Уже само организационное раздвоение трагического хора указывало на этическую двусмысленность Дике и Гибриса: первое полухорие в оценке действий героя демонстративно пренебрегало законной карой и догматической моралью города, второе – всецело было солидарным с идеологией города. Однако и сам город в разных случаях по-разному понимал справедливость: и здесь существовало сразу две правды – древняя правда мифа и нечестья и правда благочестия (к примеру, законническая правда Креонта в «Антигоне»). Город, как и всякое живое существо, был противоречив по своей сути.
Также противоречивы были и его законы: их следовало выполнять, но они могли быть и несправедливыми. Есть законы предков и матери-земли, но есть и законы царя: но выполнять нужно только те, которые истинны. Но где сама истина? В споре Креонта с Антигоной ответа на этот вопрос не находится. Ведь полисная демократия по самой своей сущности противоречива, здесь не может быть единодушия и единогласия, поэтому она всегда и чревата тиранией (Ксенофонт самым подробным образом будет разбирать эту тему). Сомнения Сократа в «законности законов вообще» (в платоновском «Критии») не позволили ему отождествить понятия справедливости и законности и провести границу между справедливыми и несправедливыми законами. «Распределительная» же справедливость Аристотеля становится возможной вообще независимо от закона.
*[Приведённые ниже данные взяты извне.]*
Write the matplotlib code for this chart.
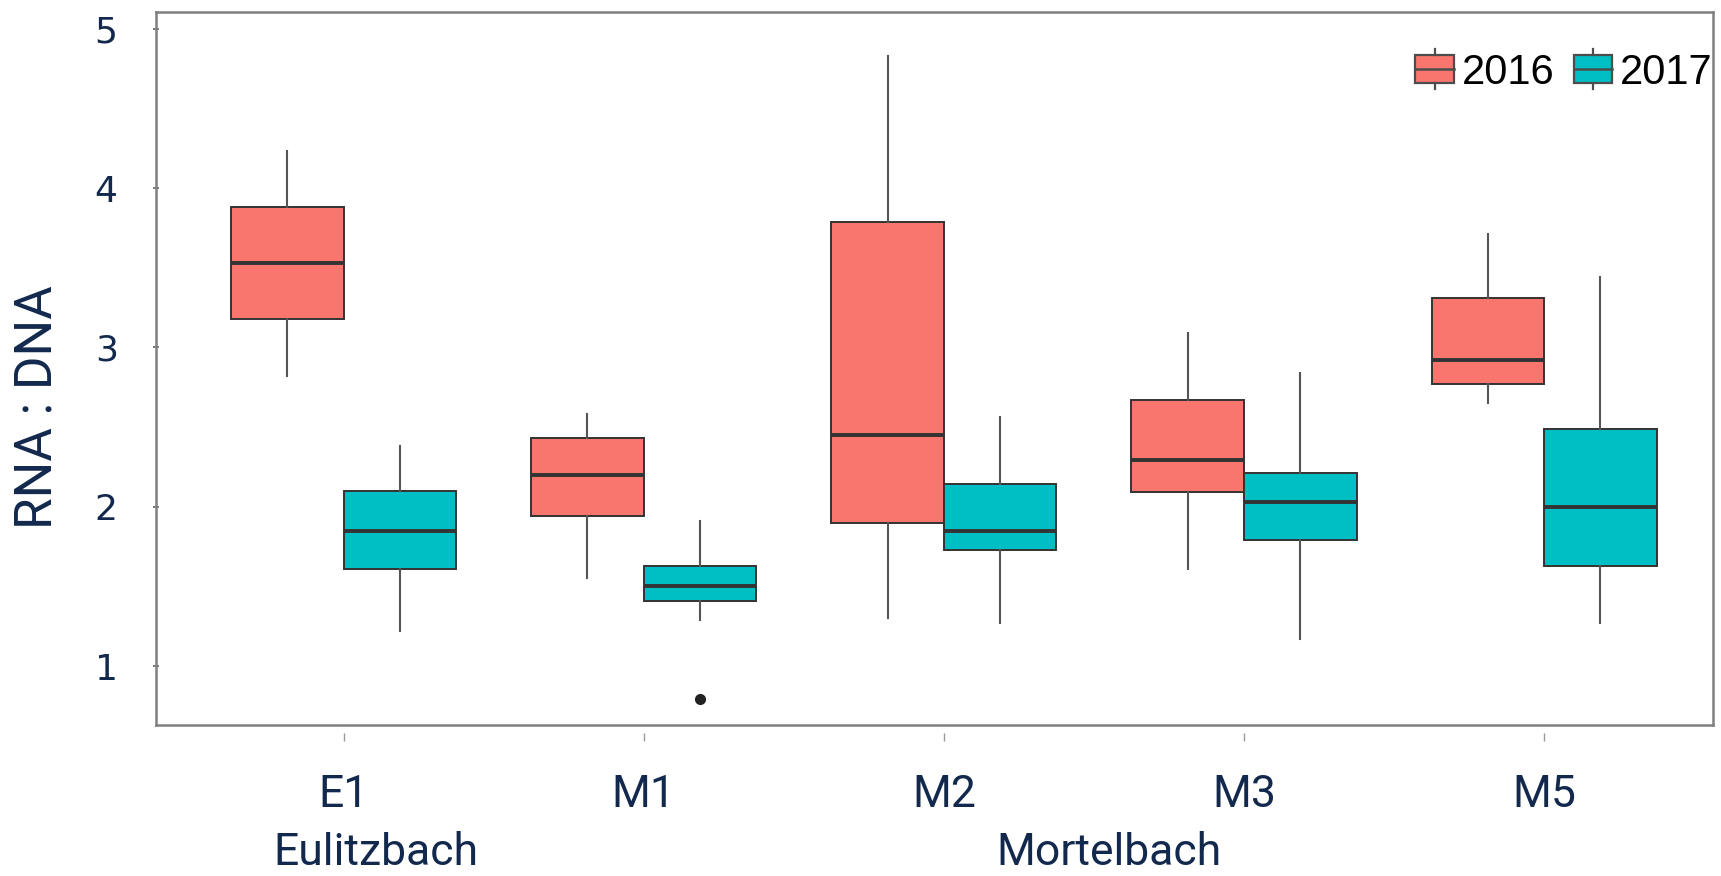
import matplotlib
matplotlib.use('Agg')
from matplotlib import pyplot as plt
from matplotlib.patches import Rectangle
from matplotlib.lines import Line2D
from matplotlib.path import Path
from matplotlib.legend_handler import HandlerBase

sites = ['E1', 'M1', 'M2', 'M3', 'M5']
streams = ['Eulitzbach', 'Mortelbach']
stream_pos = [1.108, 3.549]

# whisker low, Q1, median, Q3, whisker high
box2016 = [
    [2.82, 3.18, 3.53, 3.88, 4.23],
    [1.55, 1.94, 2.20, 2.43, 2.58],
    [1.30, 1.90, 2.45, 3.79, 4.83],
    [1.61, 2.09, 2.29, 2.67, 3.09],
    [2.65, 2.77, 2.92, 3.31, 3.71],
]
box2017 = [
    [1.22, 1.61, 1.85, 2.10, 2.38],
    [1.29, 1.41, 1.50, 1.63, 1.91],
    [1.27, 1.73, 1.85, 2.14, 2.56],
    [1.17, 1.79, 2.03, 2.21, 2.84],
    [1.27, 1.63, 2.00, 2.49, 3.44],
]
outliers2017 = [[], [0.79], [], [], []]

c2016 = '#F8766D'
c2017 = '#00BFC4'
navy = '#12294D'
edge = '#333333'
label_font = ['Roboto', 'DejaVu Sans']


def stats(rows, fliers=None):
    out = []
    for i, r in enumerate(rows):
        out.append(dict(whislo=r[0], q1=r[1], med=r[2], q3=r[3], whishi=r[4],
                        fliers=(fliers[i] if fliers else [])))
    return out


fig = plt.figure(figsize=(17.21, 8.76), dpi=100)
ax = fig.add_axes([0.0906, 0.1724, 0.9047, 0.8139])

pos = list(range(1, len(sites) + 1))
for data, col, off, fl in [(box2016, c2016, -0.1875, None), (box2017, c2017, 0.1875, outliers2017)]:
    ax.bxp(stats(data, fl), positions=[p + off for p in pos], widths=0.375,
           patch_artist=True, showcaps=False,
           boxprops=dict(facecolor=col, edgecolor=edge, linewidth=1.4),
           medianprops=dict(color=edge, linewidth=2.8),
           whiskerprops=dict(color='#555555', linewidth=1.5),
           flierprops=dict(marker='o', markerfacecolor='#222222', markeredgecolor='#222222', markersize=7))

ax.set_xlim(0.375, 5.562)
ax.set_ylim(0.63, 5.105)
ax.set_xticks(pos)
ax.set_xticklabels(sites, family=label_font, fontsize=32, color=navy)
ax.set_yticks([1, 2, 3, 4, 5])
ax.set_yticklabels(['1', '2', '3', '4', '5'], fontsize=26, color=navy)
ax.tick_params(axis='x', length=23, width=1, color='#999999', pad=12)
ax.tick_params(axis='y', direction='inout', length=5, width=1.2, color='#666666', pad=25)
# x ticks sit a little below the frame, with a gap
gap_tick = Path([(0, -1), (0, -2)])
for t in ax.xaxis.get_major_ticks():
    t.tick1line.set_marker(gap_tick)
    t.tick1line.set_markersize(23)

ax.set_ylabel('RNA : DNA', family=label_font, fontsize=37, color=navy)
ax.yaxis.set_label_coords(-0.060, 0.446)
for s in ax.spines.values():
    s.set_color('#808080')
    s.set_linewidth(1.8)

for name, x in zip(streams, stream_pos):
    ax.text(x, -0.209, name, transform=ax.get_xaxis_transform(), ha='center', va='bottom',
            family=label_font, fontsize=32, color=navy)


class BoxHandler(HandlerBase):
    def create_artists(self, legend, orig_handle, xdescent, ydescent, width, height, fontsize, trans):
        x0, y0 = -xdescent, -ydescent
        rect = Rectangle((x0, y0), width, height, facecolor=orig_handle.get_facecolor(),
                         edgecolor='#4d4d4d', linewidth=1.6, transform=trans)
        med = Line2D([x0, x0 + width], [y0 + height / 2] * 2, color='#4d4d4d', linewidth=1.8, transform=trans)
        w1 = Line2D([x0 + width / 2] * 2, [y0 - 0.22 * height, y0], color='#4d4d4d', linewidth=1.6, transform=trans)
        w2 = Line2D([x0 + width / 2] * 2, [y0 + height, y0 + 1.22 * height], color='#4d4d4d', linewidth=1.6, transform=trans)
        return [rect, med, w1, w2]


h1 = Rectangle((0, 0), 1, 1, facecolor=c2016)
h2 = Rectangle((0, 0), 1, 1, facecolor=c2017)
leg = ax.legend([h1, h2], ['2016', '2017'], handler_map={Rectangle: BoxHandler()},
                loc='center right', bbox_to_anchor=(1.0, 0.915), ncol=2, frameon=False,
                prop=dict(family='Liberation Sans', size=30), handlelength=0.92, handleheight=0.63,
                handletextpad=0.2, columnspacing=0.45, borderaxespad=0, borderpad=0)

fig.savefig('out.png', dpi=100)
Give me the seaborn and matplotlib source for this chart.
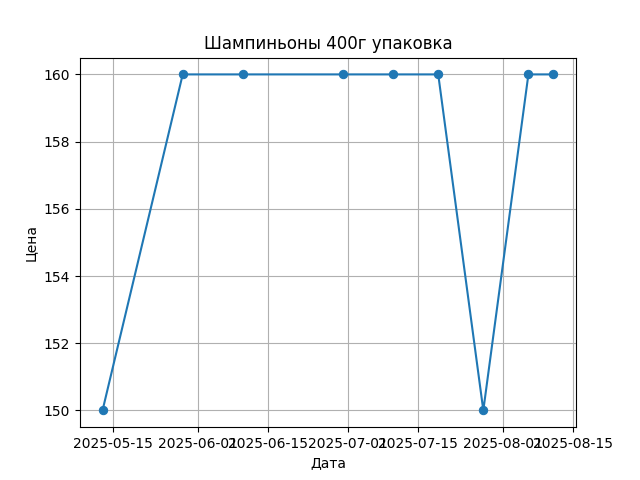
import matplotlib
matplotlib.use("Agg")
import matplotlib.pyplot as plt
import pandas as pd
import seaborn as sns

dates = ["2025-05-13", "2025-05-29", "2025-06-10", "2025-06-30", "2025-07-10",
         "2025-07-19", "2025-07-28", "2025-08-06", "2025-08-11"]
prices = [150, 160, 160, 160, 160, 160, 150, 160, 160]

df = pd.DataFrame({"Дата": pd.to_datetime(dates), "Цена": prices})

fig, ax = plt.subplots(figsize=(6.4, 4.8), dpi=100)
sns.lineplot(data=df, x="Дата", y="Цена", marker="o", color="#1f77b4",
             markeredgecolor="#1f77b4", markersize=6, linewidth=1.5, ax=ax)
ax.set_title("Шампиньоны 400г упаковка")
ax.set_xlabel("Дата")
ax.set_ylabel("Цена")
ax.xaxis.set_major_locator(matplotlib.dates.SemiMonthLocator() if hasattr(matplotlib.dates, "SemiMonthLocator") else matplotlib.dates.DayLocator(bymonthday=[1, 15]))
ax.xaxis.set_major_formatter(matplotlib.dates.DateFormatter("%Y-%m-%d"))
ax.grid(True)
fig.savefig("out.png", dpi=100)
И если справедливость по сути надзаконна, то значит, что и власть без закона вполне может быть справедливой: абсолютная власть человека, который знает, как править, власть прирожденного правителя на деле будет превосходить власть закона, поскольку хороший правитель – это «живой и зрячий закон», тогда как сами писаные и неписаные законы незрячи, а законная справедливость вообще слепа (Ксенофонт)24. Креонт, подобно Зевсу на Олимпе, явно склоняется к тирании, а хрупкая и неустойчивая полисная демократия постоянно подвержена такой угрозе, и трагедийный хор не перестает об этом напоминать.